К счастью, я рос в семье, в которой моя чувствительность признавалась и принималась. Мама – духовный хребет нашего дома. Она была и остается решительной, творческой личностью (по профессии она художник и дизайнер одежды), любящей и нежной, правда, немного чокнутой – в хорошем смысле этого слова. Папа – отзывчивый, поддерживающий и заботливый, и благодаря ему и маме я купался в невероятном количестве любви и привязанности, так что большего не мог и пожелать. Мой отец был приучен страдать в молчании, скрывая свои трудные чувства, однако старался, сам того не понимая, учить меня иному. (Позже у нас с ним сформировались сложные, многослойные и в то же время прекрасные отношения.)
В то же время школа дала мне основные понятия о том, что значит быть смелым мальчиком, а потом и мужчиной, в глазах одноклассников. Когда дворовые уроки шли вразрез с тем, что я усваивал дома, я чувствовал себя дезориентированным, разрываемым противоречиями, и это отдаляло меня от мальчиков, с которыми я дико хотел дружить. Именно поэтому те особенности отцовской любви, которые изначально давали мне чувство безопасности, заставляли меня впоследствии, пока я рос, частенько обижаться на него.
Конфликт между домом и школой достиг болезненного пика, когда мне было около десяти лет и мы переехали из прогрессивной прибрежной Санта-Моники в маленький консервативный городок в Орегоне. В тех местах мужчины зарабатывали на жизнь физическим трудом, жевали табак, а треть учеников в моем классе младшей школы оказались родственниками (не совсем шутка). Их отцы работали лесорубами, дальнобойщиками, плотниками – типичные синие воротнички. Сыновья не отставали и были готовы следовать по стопам своих отцов.
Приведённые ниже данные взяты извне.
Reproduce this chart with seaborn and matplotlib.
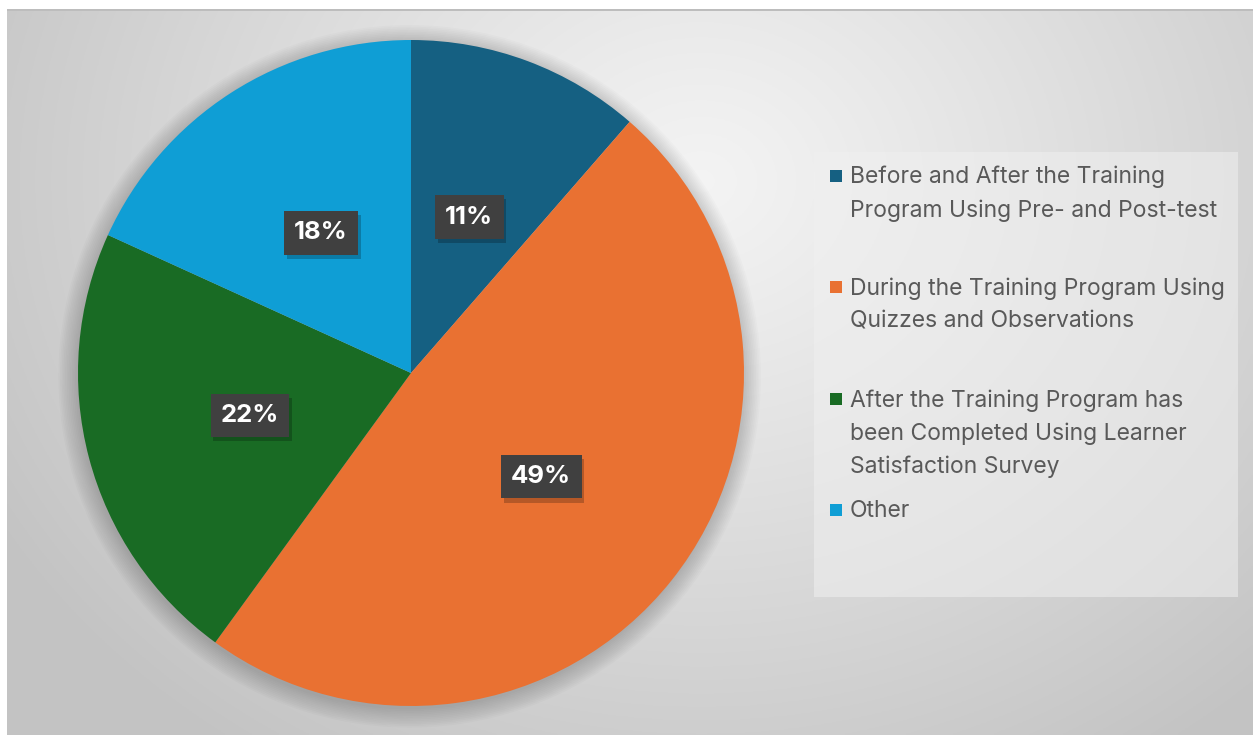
import numpy as np
import seaborn as sns
import matplotlib.pyplot as plt
from matplotlib.patches import Rectangle, Circle
import matplotlib.patheffects as pe

# data
categories = [
    'Before and After the Training\nProgram Using Pre- and Post-test',
    'During the Training Program Using\nQuizzes and Observations',
    'After the Training Program has\nbeen Completed Using Learner\nSatisfaction Survey',
    'Other',
]
shares = [11.4, 48.6, 21.8, 18.2]
colors = ['#156082', '#E97132', '#196B24', '#0F9ED5']

sns.set_style('white')
plt.rcParams['font.family'] = ['Inter', 'DejaVu Sans']

W, H = 1253, 735
fig = plt.figure(figsize=(W / 100, H / 100), dpi=100, facecolor='white')

# background panel with radial gradient
bg = fig.add_axes([7 / W, 0, 1 - 7 / W, (H - 10) / H])
yy, xx = np.mgrid[0:300, 0:500]
px = xx / 500 * (W - 7) + 7
py = yy / 300 * (H - 10) + 10
d = np.sqrt(((px - 700) / 1.0) ** 2 + ((py - 180) / 0.85) ** 2)
t = np.clip(d / 820, 0, 1)
shade = 0.955 - 0.19 * t ** 1.1
bg.imshow(np.dstack([shade] * 3), aspect='auto', extent=[0, 1, 0, 1], origin='upper')
bg.set_xlim(0, 1)
bg.set_ylim(0, 1)
bg.axis('off')
fig.add_artist(Rectangle((7 / W, (H - 11) / H), 1 - 7 / W, 1.5 / H, transform=fig.transFigure,
                         facecolor='#bdbdbd', edgecolor='none'))

# pie
cx, cy, r = 411, 373, 333
ax = fig.add_axes([(cx - r) / W, (H - cy - r) / H, 2 * r / W, 2 * r / H])
ax.set_facecolor('none')
for k in range(12):
    ax.add_patch(Circle((-0.004, -0.01), 1.0 + 0.005 * k, facecolor='black', edgecolor='none',
                        alpha=0.014, zorder=0, clip_on=False))
wedges, texts, autotexts = ax.pie(
    shares, colors=colors, startangle=90, counterclock=False,
    autopct='%.0f%%', pctdistance=0.5,
    wedgeprops=dict(linewidth=0),
    textprops=dict(color='white', fontsize=18.5, fontweight='bold'),
)
for w in wedges:
    w.set_zorder(2)
for at in autotexts:
    at.set_zorder(5)
    at.set_bbox(dict(boxstyle='square,pad=0.4', facecolor='#404040', edgecolor='none',
                     linewidth=0))
    at.get_bbox_patch().set_path_effects([
        pe.SimplePatchShadow(offset=(2, -3), alpha=0.22, shadow_rgbFace='black'), pe.Normal()])
ax.set_xlim(-1, 1)
ax.set_ylim(-1, 1)
ax.set_aspect('equal')
ax.axis('off')

# legend panel
fig.add_artist(Rectangle((814 / W, (H - 597) / H), (1238 - 814) / W, (597 - 152) / H,
                         transform=fig.transFigure, facecolor='#f0f0f0', alpha=0.55,
                         edgecolor='none'))
entry_y = [176, 287, 399, 510]
for label, col, y in zip(categories, colors, entry_y):
    fig.add_artist(Rectangle((830 / W, (H - y - 6) / H), 12 / W, 12 / H,
                             transform=fig.transFigure, facecolor=col, edgecolor='none'))
    fig.text(850 / W, (H - y + 10) / H, label, ha='left', va='top', fontsize=16.5,
             color='#595959', linespacing=1.62)

fig.savefig('out.png', dpi=100, facecolor='white')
Мой папа был (и остается по сей день) предпринимателем до мозга костей. Он бизнесмен и креативный гений, использующий свое сердце не меньше, чем мозг. Я глубоко уважаю в нем эти качества и стараюсь воспитывать их в себе взрослом, но не этому я желал научиться у отца в детстве. Я хотел иметь папу, похожего на остальных пап в нашем маленьком городе, – живущего по распорядку, знающего, во сколько он встанет утром на работу и что будет там делать, способного срубить дерево топором или разжечь костер при помощи палочек и камня. Я толком не понимаю, почему мечтал об этом, ведь мне нравилось, чем отец зарабатывал (и зарабатывает) на жизнь. Реши я разобраться со своими реальными чувствами, лежавшими в основе этой идеи, скорее всего, я нашел бы связь с тем, что другие отцы в большей степени выглядели и действовали как крутые мужики из фильмов: грубые, плохо выбритые, с неухоженными ногтями, грязными руками и большими бицепсами – люди, для которых вечерний отдых состоял из упаковки пива на шесть банок, пиццы, тишины и покоя (не спрашивай его ни о чем, потому что идет игра). В этом нет ничего плохого, однако не все мужчины подходят под такое описание, и мой папа точно не подходил. Видите ли, отец не учил меня тому, чему другие отцы учили своих детей. Он не мог разжечь костер без зажигалки, у него не было оружия. Мы не ходили по выходным на рыбалку или охоту. Позже отец рассказывал мне, что он охотился всего однажды (со своим дядей): ему пришлось пристрелить белку, это, по его словам, оказалось «худшей хренью в его жизни», и он не пожелал бы никому пережить такую боль. Так что неудивительно, что я не умел не только охотиться, но и врезать кому-нибудь, и даже не знал, как поступить, если кто-то врежет мне.